Sure, nobody expects The Washington Post Editorial Board to earn a “Profile in Courage” entry anytime soon. But with its September 16 editorial on the systematic decades-long sexual abuse of children in Rotherham, England, the Board showed the same cowardice that enabled the Rotherham abusers.
According to the Post, “Sorting out why officials closed their eyes or looked the other way as an estimated 1,400 young girls were raped and brutally exploited from 1997 to 2013 will require Rotherham and the rest of Britain to come to grips with uncomfortable questions about race, class and gender.” But what about the uncomfortable questions about Islam? Unlike a previous report in its own paper, the editorial never mentioned that.

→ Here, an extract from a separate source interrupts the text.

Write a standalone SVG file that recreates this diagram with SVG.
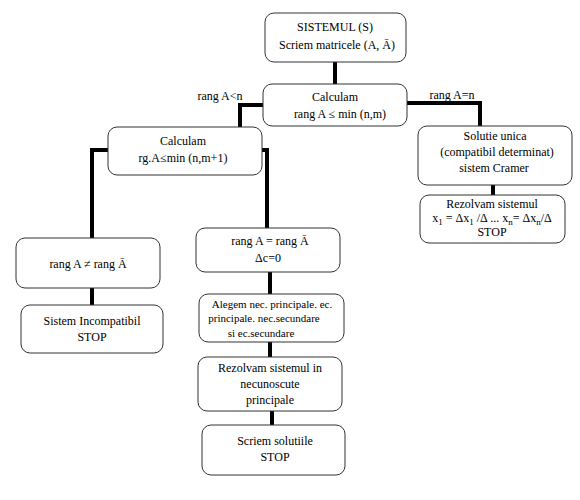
<svg xmlns="http://www.w3.org/2000/svg" width="580" height="500" viewBox="0 0 580 500" font-family="Liberation Serif, Times New Roman, serif">
<style>
.b{fill:#fff;stroke:#333;stroke-width:1}
text{font-size:12px;fill:#000;text-anchor:middle}
.s{font-size:11px}
.c{stroke:#000;stroke-width:4;fill:none}
</style>
<rect width="580" height="500" fill="#fff"/>
<g id="connectors">
<path class="c" d="M335,62V84"/>
<path class="c" d="M263,105H240V127"/>
<path class="c" d="M407,103H480V126"/>
<path class="c" d="M108,150H92V238"/>
<path class="c" d="M262,150H267V228"/>
<path class="c" d="M92,288V305"/>
<path class="c" d="M270,272V294"/>
<path class="c" d="M270,342V357"/>
<path class="c" d="M272,411V425"/>
<path class="c" d="M493,185V195"/>
<text x="220" y="100" font-family="Liberation Serif">rang A&lt;n</text>
<text x="452" y="99" font-family="Liberation Serif">rang A=n</text>
</g>
<g id="n1" font-family="Liberation Serif"><rect class="b" x="265" y="13" width="141" height="49" rx="9"/>
<text x="335" y="31">SISTEMUL (S)</text><text x="337" y="49">Scriem matricele (A, Ā)</text></g>
<g id="n2" font-family="Liberation Serif"><rect class="b" x="263" y="84" width="144" height="42" rx="9"/>
<text x="335" y="101">Calculam</text><text x="340" y="118">rang A ≤ min (n,m)</text></g>
<g id="n3" font-family="Liberation Serif"><rect class="b" x="108" y="127" width="154" height="48" rx="9"/>
<text x="183" y="145">Calculam</text><text x="183" y="162">rg.A≤min (n,m+1)</text></g>
<g id="n4" font-family="Liberation Serif"><rect class="b" x="16" y="238" width="144" height="50" rx="9"/>
<text x="88" y="268">rang A ≠ rang Ā</text></g>
<g id="n5" font-family="Liberation Serif"><rect class="b" x="21" y="305" width="142" height="48" rx="9"/>
<text x="92" y="325">Sistem  Incompatibil</text><text x="92" y="341">STOP</text></g>
<g id="n6" font-family="Liberation Serif"><rect class="b" x="196" y="228" width="144" height="44" rx="9"/>
<text x="270" y="245">rang A = rang Ā</text><text x="268" y="262">Δc=0</text></g>
<g id="n7" font-family="Liberation Serif"><rect class="b" x="199" y="294" width="145" height="48" rx="9"/>
<text class="s" x="272" y="308">Alegem nec. principale. ec.</text><text class="s" x="264" y="322">principale. nec.secundare</text><text class="s" x="261" y="337">si ec.secundare</text></g>
<g id="n8" font-family="Liberation Serif"><rect class="b" x="198" y="357" width="144" height="54" rx="9"/>
<text x="270" y="372">Rezolvam sistemul in</text><text x="270" y="388">necunoscute</text><text x="270" y="404">principale</text></g>
<g id="n9" font-family="Liberation Serif"><rect class="b" x="202" y="425" width="143" height="50" rx="9"/>
<text x="275" y="445">Scriem solutiile</text><text x="275" y="461">STOP</text></g>
<g id="n10" font-family="Liberation Serif"><rect class="b" x="418" y="126" width="154" height="59" rx="9"/>
<text x="495" y="140">Solutie unica</text><text x="497" y="156">(compatibil determinat)</text><text x="494" y="172">sistem Cramer</text></g>
<g id="n11" font-family="Liberation Serif"><rect class="b" x="420" y="195" width="145" height="48" rx="9"/>
<text x="492" y="208">Rezolvam sistemul</text><text x="492" y="222">x<tspan dy="3" font-size="9">1</tspan><tspan dy="-3"> = Δx</tspan><tspan dy="3" font-size="9">1</tspan><tspan dy="-3"> /Δ ... x</tspan><tspan dy="3" font-size="9">n</tspan><tspan dy="-3">= Δx</tspan><tspan dy="3" font-size="9">n</tspan><tspan dy="-3">/Δ</tspan></text><text x="492" y="236">STOP</text></g>
</svg>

Oh, the Post tip-toed up to the I-word, but never summoned the will to use it. Instead, and without apparent irony, it stated, “Among the disturbing explanations for this complicit indifference is the fear of appearing insensitive or even racist since the perpetrators were members of the local Pakistani community.” Police and officials didn’t want to “rock the multicultural community boat,” in the words of a local official.
So according to the Post, it was an ethnic thing – something Pakistani Christians will be distressed to learn. It had nothing to do with a religion that views women as chattel, that forces pre-pubescent girls into arranged marriages with old men, that sometimes features forced female circumcision, and whose Sharia law punishes women for their own rapes.
How could a faith that countenances stoning adulteresses and throwing acid in the face of uncovered women engender sexual violence against girls? And why would Rotherham authorities be skittish about questioning men whose coreligionists respond to cartoons with murder and rioting?
Perhaps it’s unsurprising that to the Post, such sexual abuse can only be about “race, class and gender.” After all, the Catholic Church isn’t involved.